I like tōyu heaters more than AC because it simultaneously saves money and dries my clothes. A couple of downsides are that the tōyu fuel containers are not easy to transport if you don’t live near a gas stand and the heater can be smelly if your machine is out of order or fuel is spilled while refilling. All in all, if you don’t want to see your electricity bills going through the roof, then try one of these out.

Drink Tea!

By Charly Draper

Some people will tell you the trick to winter is staying under the kotatsu. Personally, I think the kotatsu is the devil. Once I sit down, I don’t get up again until something like 2am when I wake up with a crick in my neck. My big tip is to drink tea! I know it seems simple, but drinking tea is a cheap, efficient and healthy way to get through winter.

First off, equip yourself with mugs at all of your schools or invest in a travel mug. Next is the fun part – stock up! Living in a land that appreciates the importance of a good cuppa, you have plenty of options. Black tea is good (and cheap), but remember that more than four cups a day can start to dehydrate you, so try to mix it up a bit. If you are a fan of green tea, good for you. The list of health benefits recognised by science seem to grow every day. Green tea can be bought cheaply, as powder, leaves or bags. If, like me, the caffeine kick from green tea leaves you shaking like a leaf, try some more calming herbal teas. Chamomile and peppermint are good for cooling your system and help if you’re suffering red cheeks from sitting too close to the school kerosene heater. Lemon or ginger teas are good for a wake-up if you’re nodding off at your desk. Flavoured black teas also abound. I have recently been indulging in the cookie flavour and caramel & rum flavour. These teas can be good for when you crave something sweet but want to minimise the inevitable winter weight gain! As an extra special treat, I like to have Indian chai. Pour ¾ water and ¼ milk over the tea bag, add a drop of honey and it’ll perk your afternoon up to no end!

Hot Carpets

By Jackie Enzmann

In my arsenal to fight the winter blues, my hot carpet, or ホットカーペット / hotto ka-petto, is without a doubt my weapon of choice. At first I was a bit skeptical of an appliance with such a silly name, but I have come to rely on it to keep me comfy during the long winter months.

A hot carpet is, as the name suggests, a heated rug. Think of it like an electric blanket for your floor. Standard hot carpet packages, which contain an electric carpet and a decorative cover, are widely available at Daiki and other home appliance stores.

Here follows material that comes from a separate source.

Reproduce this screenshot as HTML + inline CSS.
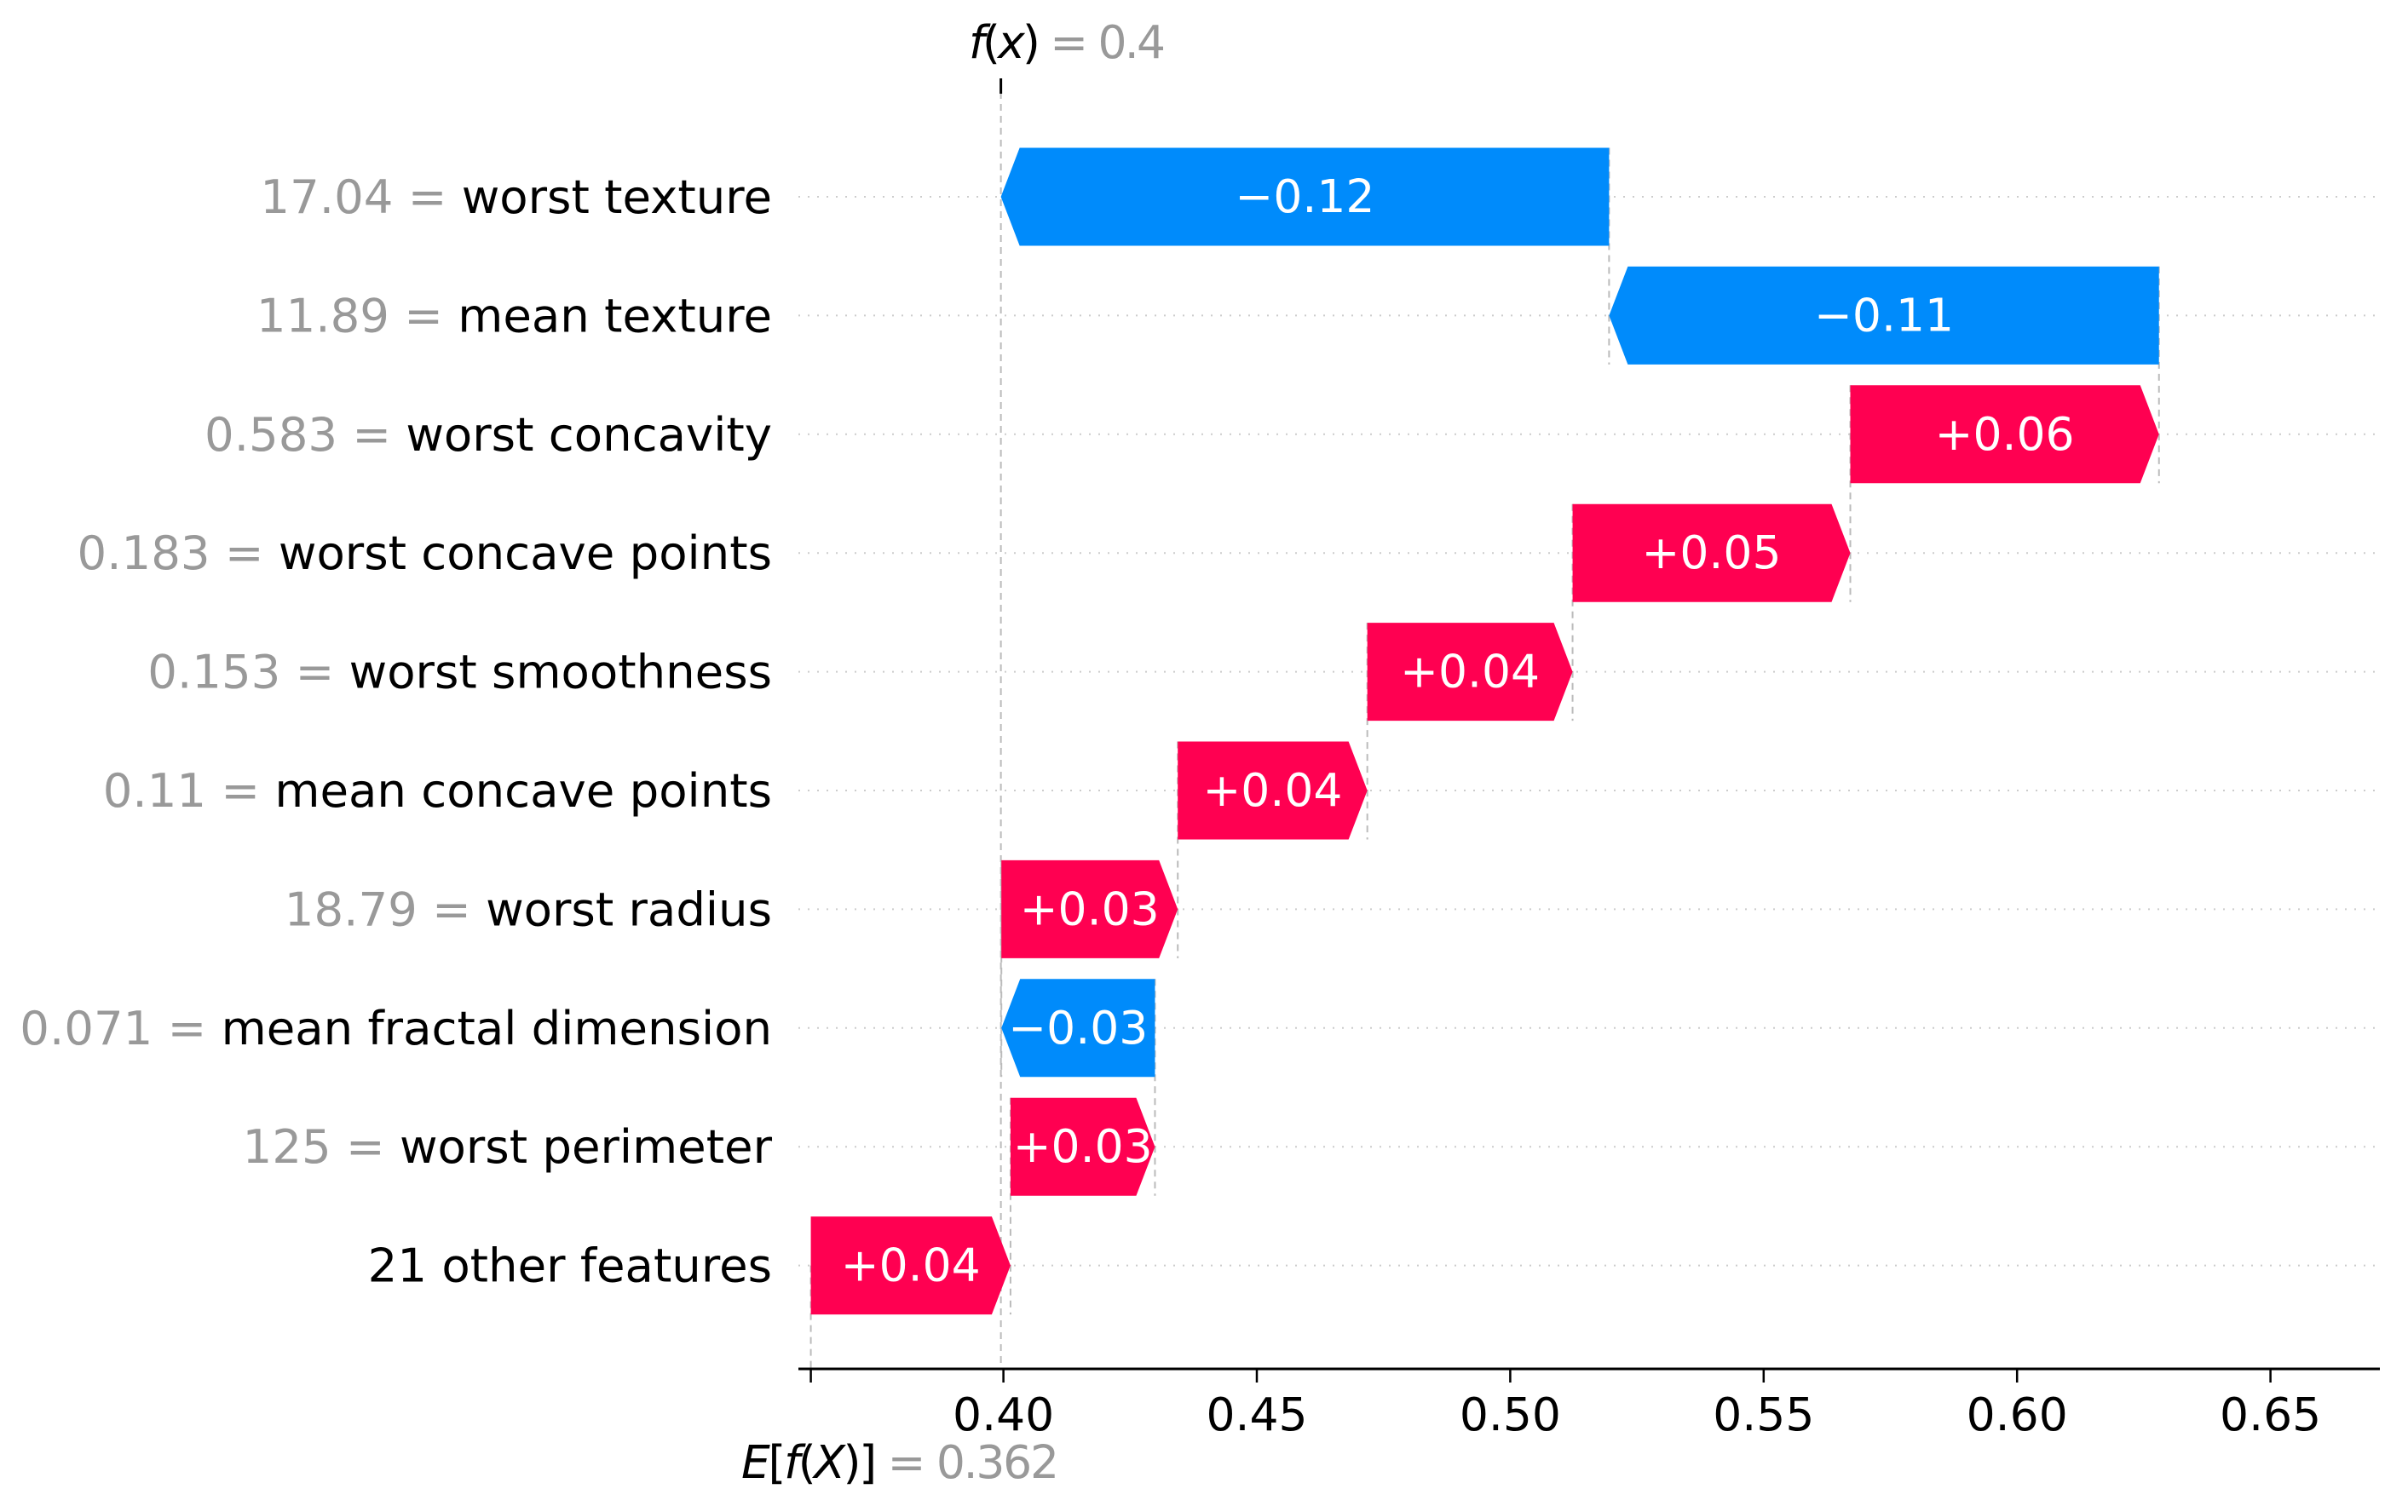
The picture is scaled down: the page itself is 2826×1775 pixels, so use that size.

Prices vary based on the size of the carpet, but you can expect to pay somewhere between 4000 and 10,000 yen. This may seem like a big investment, but hot carpets are surprisingly cheap to use once you get them home. The control panel regulates the area of carpet that you heat and the temperature, allowing you to limit the amount of electricity you use. In spite of the fact that I’ve been using my hot carpet on one of the higher settings all winter, I haven’t noticed a significant spike in my electricity bill. Also, as an added bonus for anyone with tatami mats, hot carpets include a “tatami bug killer” setting that zaps away any unwanted critters. Perhaps the only downside to using a hot carpet is that you have to sit on the floor to really benefit from the heat. This can lead to extended periods of catlike lounging, though that is the case for kotatsu and many other space heaters available in Japan. Take advantage of the many end-of-season sales going on now to buy a hot carpet and try it for yourself. You won’t regret it!